Task to carry out — Leaving the pictures out, print the lines from the first line of the listing through the line containing "import * as d3 from 'd3';", exactly as they read, and no others.

##### Task input

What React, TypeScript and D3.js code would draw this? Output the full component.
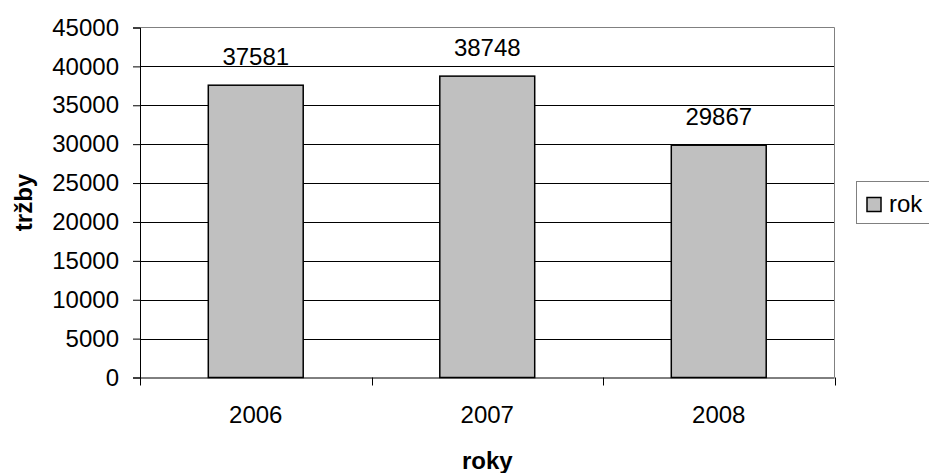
import React, { useEffect, useRef } from 'react';
import * as d3 from 'd3';

// data
const years: string[] = ['2006', '2007', '2008'];
const sales: number[] = [37581, 38748, 29867];
const yTicks: number[] = [0, 5000, 10000, 15000, 20000, 25000, 30000, 35000, 40000, 45000];
const seriesName = 'rok';
const yTitle = 'tržby';
const xTitle = 'roky';

const App: React.FC = () => {
  const svgRef = useRef<SVGSVGElement>(null);

  useEffect(() => {
    drawChart();
  }, []);

  const drawChart = () => {
    if (!svgRef.current) return;
    const svg = d3.select(svgRef.current);
    svg.selectAll('*').remove();

    const width = 929;
    const height = 473;
    const font = '"Liberation Sans", Arial, sans-serif';

    const plot = { left: 140, right: 834.5, top: 27.5, bottom: 377.5 };

    const x = d3.scaleBand<string>()
      .domain(years)
      .range([plot.left, plot.right])
      .paddingInner(0.59)
      .paddingOuter(0.295);

    const y = d3.scaleLinear()
      .domain([0, 45000])
      .range([plot.bottom, plot.top]);

    svg.attr('width', width).attr('height', height);

    // white background
    svg.append('rect')
      .attr('width', width)
      .attr('height', height)
      .style('fill', '#fff');

    // gridlines
    svg.selectAll('.grid')
      .data(yTicks.filter(t => t > 0 && t < 45000))
      .enter()
      .append('line')
      .attr('class', 'grid')
      .attr('x1', plot.left)
      .attr('x2', plot.right)
      .attr('y1', d => Math.round(y(d)) + 0.5)
      .attr('y2', d => Math.round(y(d)) + 0.5)
      .style('stroke', '#000')
      .style('stroke-width', '1px');

    // plot border top/right (gray)
    svg.append('path')
      .attr('d', `M${plot.left},${plot.top}H${plot.right}V${plot.bottom}`)
      .style('fill', 'none')
      .style('stroke', '#808080')
      .style('stroke-width', '1px');

    // bars
    svg.selectAll('.bar')
      .data(years)
      .enter()
      .append('rect')
      .attr('class', 'bar')
      .attr('x', d => x(d) as number)
      .attr('width', x.bandwidth())
      .attr('y', (d, i) => y(sales[i]))
      .attr('height', (d, i) => y(0) - y(sales[i]))
      .style('fill', '#c0c0c0')
      .style('stroke', '#000')
      .style('stroke-width', '1.5px');

    // value labels
    svg.selectAll('.value')
      .data(years)
      .enter()
      .append('text')
      .attr('class', 'value')
      .attr('x', d => (x(d) as number) + x.bandwidth() / 2)
      .attr('y', (d, i) => y(sales[i]) - 20)
      .attr('text-anchor', 'middle')
      .style('font-family', font)
      .style('font-size', '24px')
      .style('fill', '#000')
      .text((d, i) => String(sales[i]));

    // y axis
    const yAxis = svg.append('g')
      .attr('transform', `translate(${plot.left},0)`)
      .call(d3.axisLeft(y).tickValues(yTicks).tickSize(7).tickPadding(14).tickFormat(d => String(d)));
    yAxis.select('.domain').style('stroke', '#000');
    yAxis.selectAll('line').style('stroke', '#000');
    yAxis.selectAll('text')
      .style('font-family', font)
      .style('font-size', '24px')
      .style('fill', '#000');

    // x axis: baseline + ticks at category boundaries
    const step = (plot.right - plot.left) / years.length;
    const boundaries = d3.range(years.length + 1).map(i => plot.left + i * step);
    svg.append('line')
      .attr('x1', plot.left)
      .attr('x2', plot.right)
      .attr('y1', plot.bottom + 0.5)
      .attr('y2', plot.bottom + 0.5)
      .style('stroke', '#000')
      .style('stroke-width', '1px');
    svg.selectAll('.xtick')
      .data(boundaries)
      .enter()
      .append('line')
      .attr('class', 'xtick')
      .attr('x1', d => Math.round(d) + 0.5)
      .attr('x2', d => Math.round(d) + 0.5)
      .attr('y1', plot.bottom)
      .attr('y2', plot.bottom + 8)
      .style('stroke', '#000');

    svg.selectAll('.xlabel')
      .data(years)
      .enter()
      .append('text')
      .attr('class', 'xlabel')
      .attr('x', d => (x(d) as number) + x.bandwidth() / 2)
      .attr('y', 423)
      .attr('text-anchor', 'middle')
      .style('font-family', font)
      .style('font-size', '24px')
      .style('fill', '#000')
      .text(d => d);

    // axis titles
    svg.append('text')
      .attr('x', (plot.left + plot.right) / 2)
      .attr('y', 469)
      .attr('text-anchor', 'middle')
      .style('font-family', font)
      .style('font-size', '24px')
      .style('font-weight', 'bold')
      .text(xTitle);

    svg.append('text')
      .attr('transform', `translate(32,${(plot.top + plot.bottom) / 2}) rotate(-90)`)
      .attr('text-anchor', 'middle')
      .style('font-family', font)
      .style('font-size', '24px')
      .style('font-weight', 'bold')
      .text(yTitle);

    // legend
    const legend = svg.append('g');
    legend.append('rect')
      .attr('x', 856.5)
      .attr('y', 181.5)
      .attr('width', 90)
      .attr('height', 42)
      .style('fill', '#fff')
      .style('stroke', '#808080')
      .style('stroke-width', '1px');
    legend.append('rect')
      .attr('x', 867)
      .attr('y', 197.5)
      .attr('width', 14)
      .attr('height', 14)
      .style('fill', '#c0c0c0')
      .style('stroke', '#000')
      .style('stroke-width', '1.5px');
    legend.append('text')
      .attr('x', 889)
      .attr('y', 211.5)
      .style('font-family', font)
      .style('font-size', '24px')
      .style('fill', '#000')
      .text(seriesName);
  };

  return (
    <div style={{ position: 'absolute', left: 0, top: 0, width: 929, height: 473, background: '#fff' }}>
      <svg ref={svgRef} style={{ display: 'block' }}></svg>
    </div>
  );
};

export default App;
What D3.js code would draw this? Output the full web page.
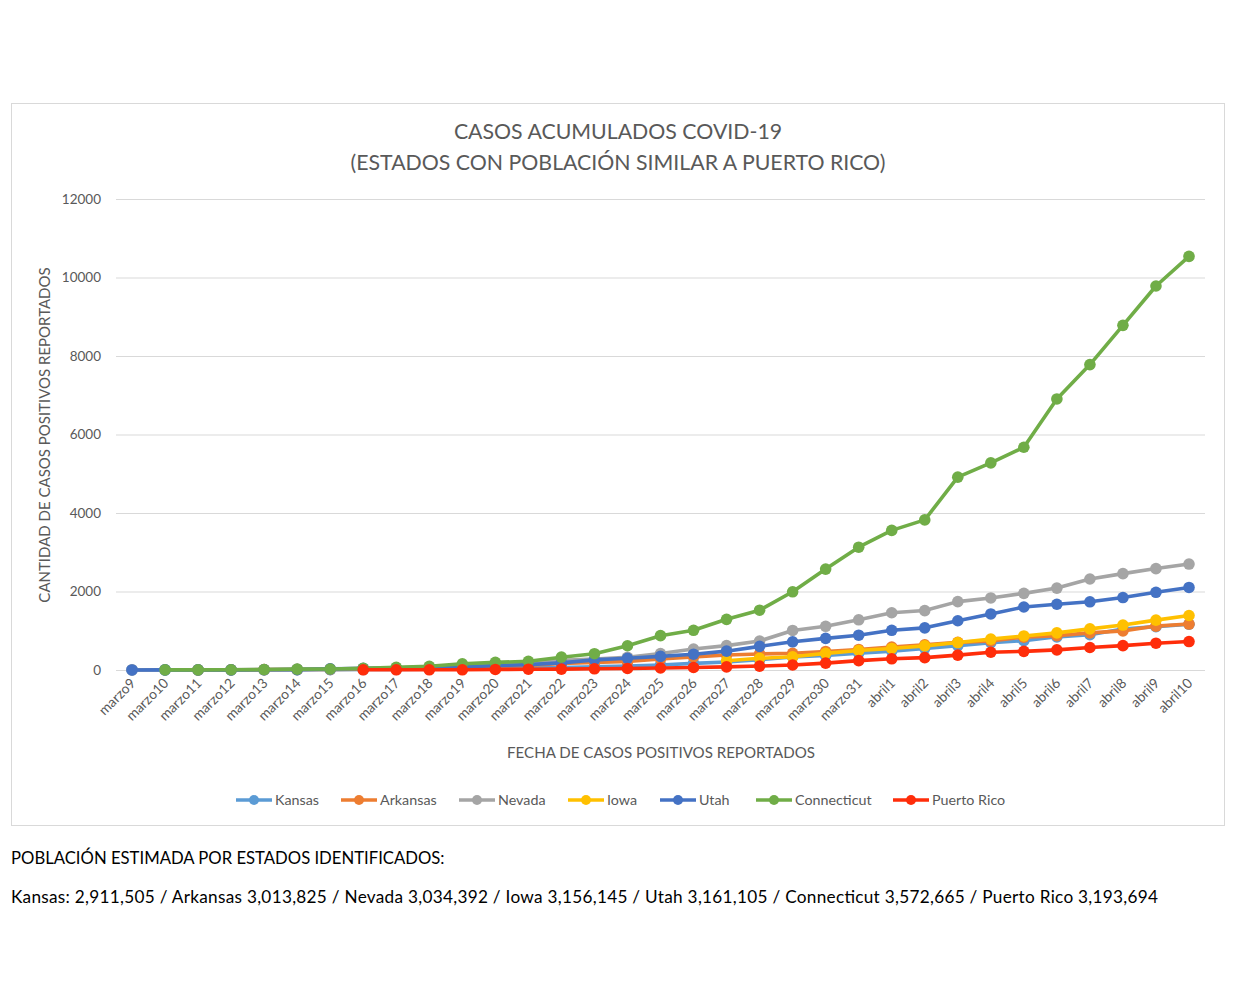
<!DOCTYPE html>
<html>
<head>
<meta charset="utf-8">
<script src="https://cdn.jsdelivr.net/npm/d3@7"></script>
<style>
  body { margin: 0; background: #fff; }
  text { font-family: Lato, "Open Sans", sans-serif; }
</style>
</head>
<body>
<div id="chart"></div>
<script>
const days = ["marzo9","marzo10","marzo11","marzo12","marzo13","marzo14","marzo15","marzo16","marzo17","marzo18",
  "marzo19","marzo20","marzo21","marzo22","marzo23","marzo24","marzo25","marzo26","marzo27","marzo28",
  "marzo29","marzo30","marzo31","abril1","abril2","abril3","abril4","abril5","abril6","abril7",
  "abril8","abril9","abril10"]

// null = no data for that day
const kansas = [1,1,1,1,5,8,8,11,17,21,34,44,55,64,82,98,126,168,202,261,330,372,428,482,552,620,698,747,845,900,1046,1106,1166]
const arkansas = [null,null,1,6,9,12,16,22,33,62,96,100,118,165,192,219,280,335,381,409,426,473,523,584,643,704,743,837,875,946,997,1119,1171]
const nevada = [4,4,5,7,14,21,24,45,56,83,109,161,190,245,278,321,420,535,621,738,1008,1113,1279,1458,1514,1742,1836,1953,2087,2318,2456,2584,2700]
const iowa = [null,null,null,null,null,null,null,null,null,null,null,null,null,null,null,null,null,null,235,298,336,424,497,549,614,699,786,868,946,1048,1145,1270,1388]
const utah = [1,2,2,3,6,10,28,39,51,63,78,112,136,181,257,298,346,402,480,602,719,806,887,1012,1074,1255,1428,1605,1675,1738,1846,1980,2103]
const connecticut = [null,2,3,5,11,22,26,41,68,96,159,194,223,327,415,618,875,1012,1291,1524,1993,2571,3128,3557,3824,4914,5276,5675,6906,7781,8781,9784,10538]
const puertoRico = [null,null,null,null,null,null,null,5,5,5,5,14,21,23,31,39,51,64,79,100,127,174,239,286,316,378,452,475,513,573,620,683,725]

const yTicks = [0,2000,4000,6000,8000,10000,12000]

const series = [
  { name: "Kansas", color: "#5b9bd5", values: kansas },
  { name: "Arkansas", color: "#ed7d31", values: arkansas },
  { name: "Nevada", color: "#a5a5a5", values: nevada },
  { name: "Iowa", color: "#ffc000", values: iowa },
  { name: "Utah", color: "#4472c4", values: utah },
  { name: "Connecticut", color: "#70ad47", values: connecticut },
  { name: "Puerto Rico", color: "#ff2d0a", values: puertoRico }
]

const width = 1242, height = 983
const grey = "#595959"

const svg = d3.select("#chart").append("svg")
    .attr("width", width)
    .attr("height", height)

// chart frame
svg.append("rect")
    .attr("x", 11.5).attr("y", 103.5)
    .attr("width", 1213).attr("height", 722)
    .attr("fill", "#fff")
    .attr("stroke", "#d9d9d9")

svg.append("text")
    .attr("x", 618).attr("y", 139)
    .attr("text-anchor", "middle")
    .attr("font-size", 21.3).attr("fill", grey)
    .text("CASOS ACUMULADOS COVID-19")
svg.append("text")
    .attr("x", 618).attr("y", 170)
    .attr("text-anchor", "middle")
    .attr("font-size", 21.3).attr("fill", grey)
    .text("(ESTADOS CON POBLACIÓN SIMILAR A PUERTO RICO)")

const x = d3.scalePoint()
    .domain(days)
    .range([132, 1189])

const y = d3.scaleLinear()
    .domain([0, 12000])
    .range([670, 199])

// gridlines
svg.append("g")
    .selectAll("line")
    .data(yTicks)
    .join("line")
    .attr("x1", 116).attr("x2", 1205)
    .attr("y1", d => y(d) + 0.5).attr("y2", d => y(d) + 0.5)
    .attr("stroke", "#d9d9d9")

// y axis labels
let yAxis = svg.append("g")
    .attr("transform", "translate(116,0)")
    .call(d3.axisLeft(y).tickValues(yTicks).tickSize(0).tickPadding(15).tickFormat(d3.format("d")))
yAxis.select(".domain").remove()
yAxis.selectAll("text")
    .attr("font-size", 13.5).attr("fill", grey)
    .style("font-family", "Lato, sans-serif")

// x axis labels
let xAxis = svg.append("g")
    .attr("transform", "translate(0,670)")
    .call(d3.axisBottom(x).tickSize(0).tickPadding(0))
xAxis.select(".domain").remove()
xAxis.selectAll("text")
    .attr("font-size", 13.8).attr("fill", grey)
    .style("font-family", "Lato, sans-serif")
    .attr("text-anchor", "end")
    .attr("dy", null)
    .attr("transform", "translate(4,14) rotate(-45)")

svg.append("text")
    .attr("transform", "translate(50,435) rotate(-90)")
    .attr("text-anchor", "middle")
    .attr("font-size", 15).attr("fill", grey)
    .text("CANTIDAD DE CASOS POSITIVOS REPORTADOS")

svg.append("text")
    .attr("x", 661).attr("y", 758)
    .attr("text-anchor", "middle")
    .attr("font-size", 15.1).attr("fill", grey)
    .text("FECHA DE CASOS POSITIVOS REPORTADOS")

// lines + markers
const line = d3.line()
    .defined(d => d.v != null)
    .x(d => x(d.day))
    .y(d => y(d.v))

series.forEach(s => {
    let pts = s.values.map((v, i) => ({ day: days[i], v: v }))
    let g = svg.append("g")
    g.append("path")
        .attr("d", line(pts))
        .attr("fill", "none")
        .attr("stroke", s.color)
        .attr("stroke-width", 3.6)
        .attr("stroke-linejoin", "round")
    g.selectAll("circle")
        .data(pts.filter(d => d.v != null))
        .join("circle")
        .attr("cx", d => x(d.day))
        .attr("cy", d => y(d.v))
        .attr("r", 5.8)
        .attr("fill", s.color)
})

// legend
const legendX = [236, 341, 459, 568, 660, 756, 893]
let legend = svg.append("g")
series.forEach((s, i) => {
    let lg = legend.append("g").attr("transform", "translate(" + legendX[i] + ",800)")
    lg.append("line")
        .attr("x1", 0).attr("x2", 36)
        .attr("stroke", s.color).attr("stroke-width", 3.5)
    lg.append("circle")
        .attr("cx", 18).attr("r", 5)
        .attr("fill", s.color)
    lg.append("text")
        .attr("x", 39).attr("y", 5)
        .attr("font-size", 14.3).attr("fill", grey)
        .text(s.name)
})

svg.append("text")
    .attr("x", 11).attr("y", 864)
    .attr("font-size", 16.7).attr("fill", "#000")
    .text("POBLACIÓN ESTIMADA POR ESTADOS IDENTIFICADOS:")

svg.append("text")
    .attr("x", 11).attr("y", 903)
    .attr("font-size", 17.2).attr("fill", "#000")
    .attr("textLength", 1147)
    .attr("lengthAdjust", "spacing")
    .text("Kansas: 2,911,505 / Arkansas 3,013,825 / Nevada 3,034,392 / Iowa 3,156,145 / Utah 3,161,105 / Connecticut 3,572,665 / Puerto Rico 3,193,694")
</script>
</body>
</html>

##########

The solution —
What React, TypeScript and D3.js code would draw this? Output the full component.
import React, { useEffect, useRef } from 'react';
import * as d3 from 'd3';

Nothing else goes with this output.